横浜市は旧耐震基準で建築された住宅の耐震化を推進するため、大規模地震時に倒壊・崩壊の恐れがある旧耐震木造居住者宅への戸別訪問を2月から開始した。市内約10万戸を直接訪問し、耐震診断や補助金制度などの説明を進め、災害に強いまち作りを目指す。
木造10万戸対象に
熊本地震の建築物被害などを分析する調査委員会の報告によると、被害が大きかった益城町中心部で倒壊・崩壊した建築物310棟のうち、297棟が木造。
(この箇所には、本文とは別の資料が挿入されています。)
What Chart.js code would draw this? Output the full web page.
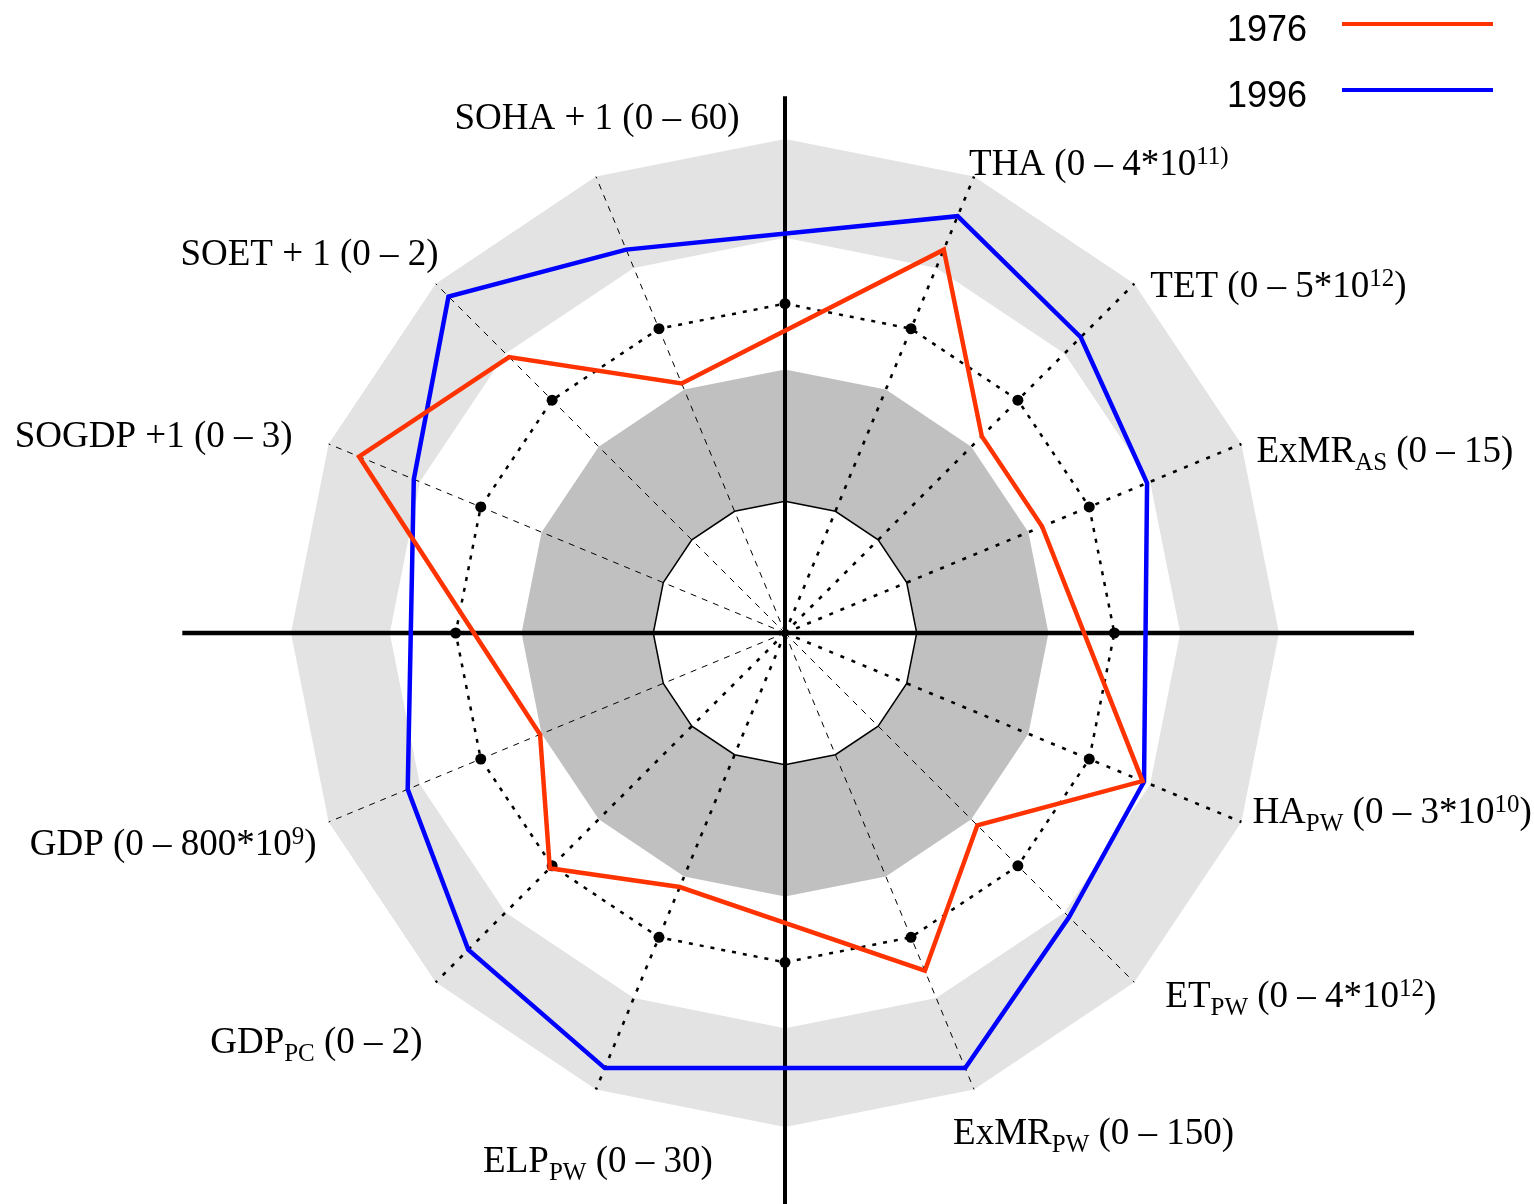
<!DOCTYPE html>
<html><head><meta charset="utf-8">
<script src="https://cdn.jsdelivr.net/npm/chart.js@4/dist/chart.umd.min.js"></script>
<style>html,body{margin:0;padding:0;background:#fff}</style>
</head><body>
<canvas id="c" width="1534" height="1204"></canvas>
<script>
// ---- data ----
const axisLabels = ['', 'THA (0 – 4*10^{11)}', 'TET (0 – 5*10^{12})', 'ExMR_{AS} (0 – 15)', '',
  'HA_{PW} (0 – 3*10^{10})', 'ET_{PW} (0 – 4*10^{12})', 'ExMR_{PW} (0 – 150)', '',
  'ELP_{PW} (0 – 30)', 'GDP_{PC} (0 – 2)', 'GDP (0 – 800*10^{9})', '',
  'SOGDP +1 (0 – 3)', 'SOET + 1 (0 – 2)', 'SOHA + 1 (0 – 60)'];
const seriesNames = ['1976', '1996'];
const values1976 = [null, 1.26, 0.845, 0.845, null, 1.175, 0.826, 1.11, null, 0.835, 1.01, 0.805, null, 1.40, 1.185, 0.82];
const values1996 = [null, 1.37, 1.27, 1.19, null, 1.18, 1.22, 1.43, null, 1.43, 1.36, 1.24, null, 1.22, 1.445, 1.26];
const scaleTicks = [0, 0.4, 0.8, 1.0, 1.2, 1.5];
const innerZone = [0.4, 0.8];
const outerZone = [1.2, 1.5];
const referenceLevel = 1.0;

// ---- styling / layout ----
const COLORS = { s1976: 'rgb(255,51,0)', s1996: 'rgb(0,0,255)', inner: '#c0c0c0', outer: '#e3e3e3' };
const heavySpokes = new Set([1, 2, 3, 5, 9, 10]);
const cardinal = new Set([0, 4, 8, 12]);
// label placement relative to spoke end: [align, dx, dy(baseline)]
const labelPlace = {
  1: ['left', -5, -2], 2: ['left', 16, 13], 3: ['left', 15, 18],
  5: ['left', 11, 1], 6: ['left', 31, 25], 7: ['left', -21, 55],
  9: ['center', 2, 83], 10: ['right', -13, 71], 11: ['right', -12, 33],
  13: ['right', -36, 3], 14: ['right', 3, -19], 15: ['center', 1, -48]
};
const crossExtent = { top: 1.63, bottom: 1.9, left: 1.83, right: 1.91 };
const FONT = '"Liberation Serif", "Times New Roman", serif';

function richParts(text) {
  const parts = []; const re = /([_^])\{([^}]*)\}/g; let last = 0, m;
  while ((m = re.exec(text))) {
    if (m.index > last) parts.push({ t: text.slice(last, m.index), k: 'n' });
    parts.push({ t: m[2], k: m[1] === '_' ? 'sub' : 'sup' });
    last = re.lastIndex;
  }
  if (last < text.length) parts.push({ t: text.slice(last), k: 'n' });
  return parts;
}
function drawRich(ctx, text, x, y, align) {
  const parts = richParts(text);
  const fontFor = k => (k === 'n' ? '37px ' : '25px ') + FONT;
  let w = 0;
  parts.forEach(p => { ctx.font = fontFor(p.k); p.w = ctx.measureText(p.t).width; w += p.w; });
  let cx = align === 'left' ? x : align === 'right' ? x - w : x - w / 2;
  ctx.textAlign = 'left'; ctx.textBaseline = 'alphabetic'; ctx.fillStyle = '#000';
  parts.forEach(p => {
    ctx.font = fontFor(p.k);
    const dy = p.k === 'sub' ? 8 : p.k === 'sup' ? -11 : 0;
    ctx.fillText(p.t, cx, y + dy);
    cx += p.w;
  });
}

const decor = {
  id: 'decor',
  beforeDraw(chart) {
    const s = chart.scales.r, ctx = chart.ctx, n = chart.data.labels.length;
    const poly = v => {
      const d = s.getDistanceFromCenterForValue(v);
      for (let i = 0; i < n; i++) { const p = s.getPointPosition(i, d); i ? ctx.lineTo(p.x, p.y) : ctx.moveTo(p.x, p.y); }
      ctx.closePath();
    };
    ctx.save();
    [[outerZone, COLORS.outer], [innerZone, COLORS.inner]].forEach(([z, c]) => {
      ctx.beginPath(); poly(z[1]); poly(z[0]); ctx.fillStyle = c; ctx.fill('evenodd');
    });
    ctx.restore();
  },
  beforeDatasetsDraw(chart) {
    const s = chart.scales.r, ctx = chart.ctx, n = chart.data.labels.length;
    const cx = s.xCenter, cy = s.yCenter, D = v => s.getDistanceFromCenterForValue(v);
    ctx.save();
    ctx.strokeStyle = '#000'; ctx.setLineDash([]);
    ctx.lineWidth = 4.5;
    ctx.beginPath(); ctx.moveTo(cx - D(crossExtent.left), cy); ctx.lineTo(cx + D(crossExtent.right), cy); ctx.stroke();
    ctx.lineWidth = 4;
    ctx.beginPath(); ctx.moveTo(cx, cy - D(crossExtent.top)); ctx.lineTo(cx, cy + D(crossExtent.bottom)); ctx.stroke();
    ctx.fillStyle = '#000';
    for (let i = 0; i < n; i++) {
      const p = s.getPointPosition(i, D(referenceLevel));
      ctx.beginPath(); ctx.arc(p.x, p.y, 5.5, 0, Math.PI * 2); ctx.fill();
    }
    ctx.restore();
  },
  afterDraw(chart) {
    const s = chart.scales.r, ctx = chart.ctx;
    ctx.save();
    chart.data.labels.forEach((lab, i) => {
      if (!lab || !labelPlace[i]) return;
      const p = s.getPointPosition(i, s.getDistanceFromCenterForValue(s.max));
      const [al, dx, dy] = labelPlace[i];
      drawRich(ctx, lab, p.x + dx, p.y + dy, al);
    });
    // legend
    ctx.font = '36px "Liberation Sans", Arial, sans-serif';
    ctx.textAlign = 'right'; ctx.textBaseline = 'alphabetic'; ctx.fillStyle = '#000';
    chart.data.datasets.forEach((ds, k) => {
      const by = 41 + k * 66;
      ctx.fillText(ds.label, 1307, by);
      ctx.strokeStyle = ds.borderColor; ctx.lineWidth = 4; ctx.setLineDash([]);
      ctx.beginPath(); ctx.moveTo(1342, by - 17); ctx.lineTo(1493, by - 17); ctx.stroke();
    });
    ctx.restore();
  }
};

new Chart(document.getElementById('c'), {
  type: 'radar',
  data: {
    labels: axisLabels,
    datasets: [
      { label: seriesNames[0], data: values1976, borderColor: COLORS.s1976, borderWidth: 4.5, fill: false, spanGaps: true, pointRadius: 0, tension: 0, borderJoinStyle: 'miter' },
      { label: seriesNames[1], data: values1996, borderColor: COLORS.s1996, borderWidth: 4.5, fill: false, spanGaps: true, pointRadius: 0, tension: 0, borderJoinStyle: 'miter' }
    ]
  },
  options: {
    responsive: false, animation: false, devicePixelRatio: 1,
    layout: { padding: { left: 235, right: 199, top: 139, bottom: 77 } },
    plugins: { legend: { display: false }, tooltip: { enabled: false } },
    elements: { line: { tension: 0 } },
    scales: {
      r: {
        min: 0, max: 1.5,
        afterBuildTicks: sc => { sc.ticks = scaleTicks.map(v => ({ value: v })); },
        ticks: { display: false },
        pointLabels: { display: false },
        grid: {
          circular: false,
          color: c => (c.tick && (c.tick.value === innerZone[0] || c.tick.value === referenceLevel)) ? '#000' : 'rgba(0,0,0,0)',
          lineWidth: c => (c.tick && c.tick.value === innerZone[0]) ? 1.5 : (c.tick && c.tick.value === referenceLevel) ? 2.5 : 0
        },
        border: { dash: c => (c.tick && c.tick.value === referenceLevel) ? [4, 7] : [] },
        angleLines: {
          color: c => cardinal.has(c.index) ? 'rgba(0,0,0,0)' : '#000',
          lineWidth: c => cardinal.has(c.index) ? 0 : heavySpokes.has(c.index) ? 2.6 : 1,
          borderDash: c => heavySpokes.has(c.index) ? [4, 8] : [6, 6]
        }
      }
    }
  },
  plugins: [decor]
});
</script>
</body></html>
約7割の214棟が1981年5月以前の旧耐震基準の建築物だった。
市は熊本地震による旧耐震木造住宅の甚大な被害を重く受け止め、今回の戸別訪問に踏み切った。木造以外を含む旧耐震基準の住宅は2016年3月時点で市内に約32万戸あり、国が示す住宅・土地統計調査などから、約18万戸を耐震性が低いと推計。戸別訪問はこのうちの木造に限った10万戸を対象に実施。居住者に耐震改修工事における市の補助制度や無料の耐震診断の説明、チラシ配布等を行う。訪問は市職員のほか、市が委託した事業者、それに市と協定を結んだ設計・施工事業者など約100社が6月頃までに順次行う。
改修補助金増額へ
旧耐震木造住宅の耐震改修を促進する市の補助制度は99年に始まり、これまでの累計申請件数は3千件以上。東日本大震災直後の11年度、12年度は補助金の増額などもあり、500件を超えたが、15年度と16年度は20件前後まで減少した。
市建築局によると、補助金を活用して実施された耐震改修工事費の平均は300万円〜350万円。築35年以上の住宅は70歳を超える居住者も多く、高額な工事費用などが理由で耐震改修に踏み切れないケースもあり、熊本地震後も申請件数に変化がないという。
市は17年度予算案の中で旧耐震木造住宅の耐震改修補助の限度額を30万円増額し、105万円とした。また、崩壊した建物に押しつぶされることを防ぐ防災ベッドや耐震シェルター等の設置促進事業に前年比約3倍の2千万円程度を計上。比較的安価でできる対策を促すなどし、災害に強いまち作りの底上げを図る。
同局担当者は「これまでの広報だけでは(耐震化が)伸びにくいという中での戸別訪問。補助制度増額もあり、力を入れて行う最後の啓発のチャンスという覚悟でやっていく」と話す。